Short answer: No you cannot. Mailcow is very integrated, in monitoring itself, security and deployment and update process. Tearing that all apart will leave nothing from mailcows core strengths.
Longer answer: you could fork mailcow and get inspired how they do the deployment and upgrade, you could tweak it to your liking, like separating the containers on different VMs. Or as a last resort do a manual or ansible deployment on bare VM without docker.
However you are then already so far away from mailcow (and probably have to “reinvent” much of its features), that it makes more sense to work with postfix, SOGo etc on themselves directly. But that is so much work to do…
You are talking about “security” and in the next sentence “it gives me a better feeling”. That does not fit together, you should be experienced enough to estimate your risk exposition and know postfix’s etc. security. Security has no place for feelings, but for best practices. And putting services in VMs because it “feels better” is not one.

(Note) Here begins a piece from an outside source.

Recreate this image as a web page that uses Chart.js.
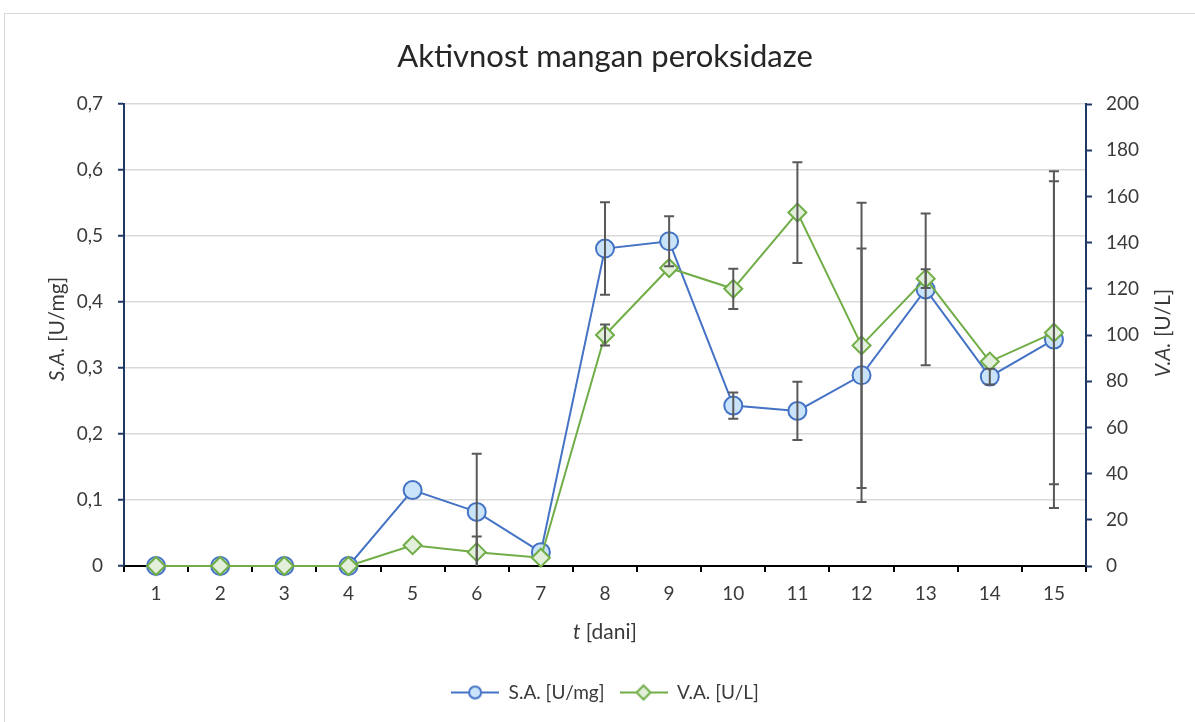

Mailcow was designed in a secure way, shielding containers with own iptable rules.
if you are into monitoring there is a great solution of one of our forum members:
https://community.mailcow.email/d/5704-mailcow-logs-viewer-a-faster-cool-way-to-monitor-your-emails
Or you could use a hardened solution like Sophos Firewall which can act as both WAF (and reverse proxy) and MTA in front of mailcow. Its free for home use and I find it a great product.